First, La Vita puts him through his paces with some vocal exercises, including an octave arpeggio on the phrase “It’s Easy,” the “ea” syllable being sung at the top of the arpeggio, with the idea being that the “ee” sound is the most forward and focused to produce. Then Boris sings from a selection of works he’s studied, including Giulio Caccini’s “Amarilli, mia bella,” a late-Renaissance, early-Baroque song that’s one of the standards of the repertoire.

At one point, La Vita asks Boris to step away from the music stand, which all voice students enjoy hiding behind.

And that is perhaps the fourth and most difficult thing a voice teacher must instill in her pupils – confidence.

“It’s a vicious cycle,” La Vita tells us. “You’re not confident in your voice and your voice shrinks even more.”

Fear, however, is a funny thing.

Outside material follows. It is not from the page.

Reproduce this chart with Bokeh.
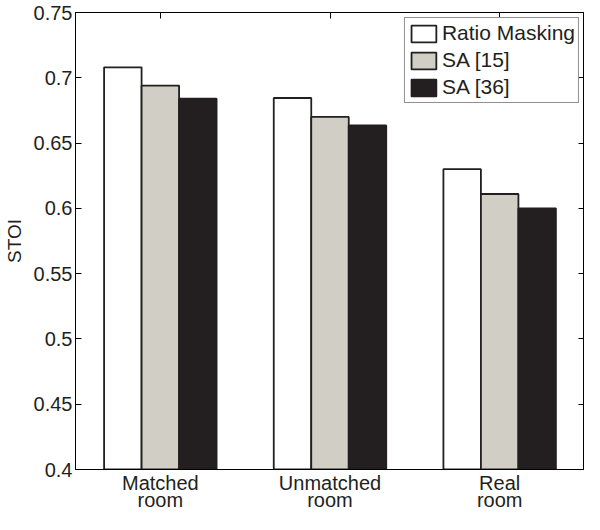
from bokeh.plotting import figure
from bokeh.models import (FactorRange, ColumnDataSource, FixedTicker, LinearAxis,
                          CategoricalAxis, Legend, LegendItem, Range1d, CustomJSTickFormatter)
from bokeh.transform import dodge
from bokeh.embed import file_html
from bokeh.resources import INLINE

categories = ["Matched\nroom", "Unmatched\nroom", "Real\nroom"]
series_names = ["Ratio Masking", "SA [15]", "SA [36]"]
ratio_masking = [0.708, 0.6845, 0.630]
sa_15 = [0.694, 0.670, 0.611]
sa_36 = [0.684, 0.6635, 0.600]
y_ticks = [0.4, 0.45, 0.5, 0.55, 0.6, 0.65, 0.7, 0.75]
y_tick_labels = ["0.4", "0.45", "0.5", "0.55", "0.6", "0.65", "0.7", "0.75"]

FONT = "Liberation Sans"
EDGE = "#231f20"
fills = ["#ffffff", "#d1cfc5", "#231f20"]
offsets = [-0.221, 0.0, 0.221]
bar_w = 0.221

source = ColumnDataSource(data=dict(cat=categories, rm=ratio_masking, s15=sa_15, s36=sa_36))

p = figure(x_range=FactorRange(factors=categories, range_padding=0),
           y_range=Range1d(0.4, 0.75),
           width=584, height=514, output_backend="svg", toolbar_location=None,
           min_border_left=0, min_border_right=0, min_border_top=12, min_border_bottom=0)

renderers = []
for col, fc, off in zip(["rm", "s15", "s36"], fills, offsets):
    r = p.vbar(x=dodge("cat", off, range=p.x_range), top=col, bottom=0.4, width=bar_w,
               source=source, fill_color=fc, line_color=EDGE, line_width=1.8)
    renderers.append(r)

p.xgrid.visible = False
p.ygrid.visible = False
p.outline_line_color = "black"
p.outline_line_width = 1
p.background_fill_color = "white"
p.border_fill_color = "white"

# left axis
ya = p.yaxis[0]
ya.ticker = FixedTicker(ticks=y_ticks)
ya.major_label_overrides = {t: l for t, l in zip(y_ticks, y_tick_labels)}
ya.major_tick_in = 6
ya.major_tick_out = 0
ya.minor_tick_line_color = None
ya.major_label_text_font = FONT
ya.major_label_text_font_size = "20px"
ya.major_label_text_color = "#231f20"
ya.major_label_standoff = 3
ya.axis_label = "STOI"
ya.axis_label_text_font = FONT
ya.axis_label_text_font_size = "19px"
ya.axis_label_text_font_style = "normal"
ya.axis_label_text_color = "#231f20"
ya.axis_label_standoff = 6
ya.axis_line_color = "black"
ya.major_tick_line_color = "black"

# bottom axis
xa = p.xaxis[0]
xa.major_tick_in = 0
xa.major_tick_out = 0
xa.major_label_text_font = FONT
xa.major_label_text_font_size = "20px"
xa.major_label_text_color = "#231f20"
xa.major_label_text_line_height = 0.8
xa.major_label_standoff = 2
xa.axis_line_color = "black"

# right axis (ticks only)
ra = LinearAxis(ticker=FixedTicker(ticks=y_ticks), formatter=CustomJSTickFormatter(code="return '';"),
                major_tick_in=6, major_tick_out=0,
                minor_tick_line_color=None, major_label_standoff=0, axis_line_color="black")
p.add_layout(ra, "right")

# top axis (ticks only)
ta = CategoricalAxis(formatter=CustomJSTickFormatter(code="return '';"),
                     major_tick_in=6, major_tick_out=0, major_label_standoff=0,
                     axis_line_color="black")
p.add_layout(ta, "above")

legend = Legend(items=[LegendItem(label=n, renderers=[r]) for n, r in zip(series_names, renderers)],
                location="top_right", margin=5, padding=3, spacing=3,
                glyph_width=31, glyph_height=21, label_standoff=3,
                label_text_font=FONT, label_text_font_size="21px",
                label_text_color="#231f20", label_height=21,
                border_line_color=EDGE, border_line_width=1.5,
                background_fill_alpha=1)
p.add_layout(legend)

open("out.html", "w").write(file_html(p, INLINE))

It can paralyze you, but it can liberate you, too.

“Mostly,” she says, “you have to learn to get out of your own way.”

 

Tips for a healthy voice

We may not have pipes to compete with Beyoncé, Kelly Clarkson or Angela Meade – three of Jeanai La Vita’s faves – but we can take steps to ensure that our voices remain in good working order.

1. Don’t smoke. Ever. Obviously. “Horrendous,” La Vita says.

2. Watch what you eat and drink. Alcohol is dehydrating; coffee and tomatoes, acidic. Soda and other sugary drinks just gunk up the delicate vocal cords, La Vita adds. Stick with plain tea and room-temperature flat water.

3. Develop an exercise program that includes weight lifting and aerobic/cardio activity. Swimming is a wonderful complement to singing, La Vita says, because so much of it is about breathing.

4. In selecting a voice teacher, particularly for a youngster, do your homework. “Some teachers say you shouldn’t study voice until you’re hormonally developed,” La Vita says, “but I don’t agree. If you have a good teacher, then you have to start early, because you must train the ear.” However, you don’t want to be belting out age-inappropriate stuff at 12, she adds: “Be very selective.”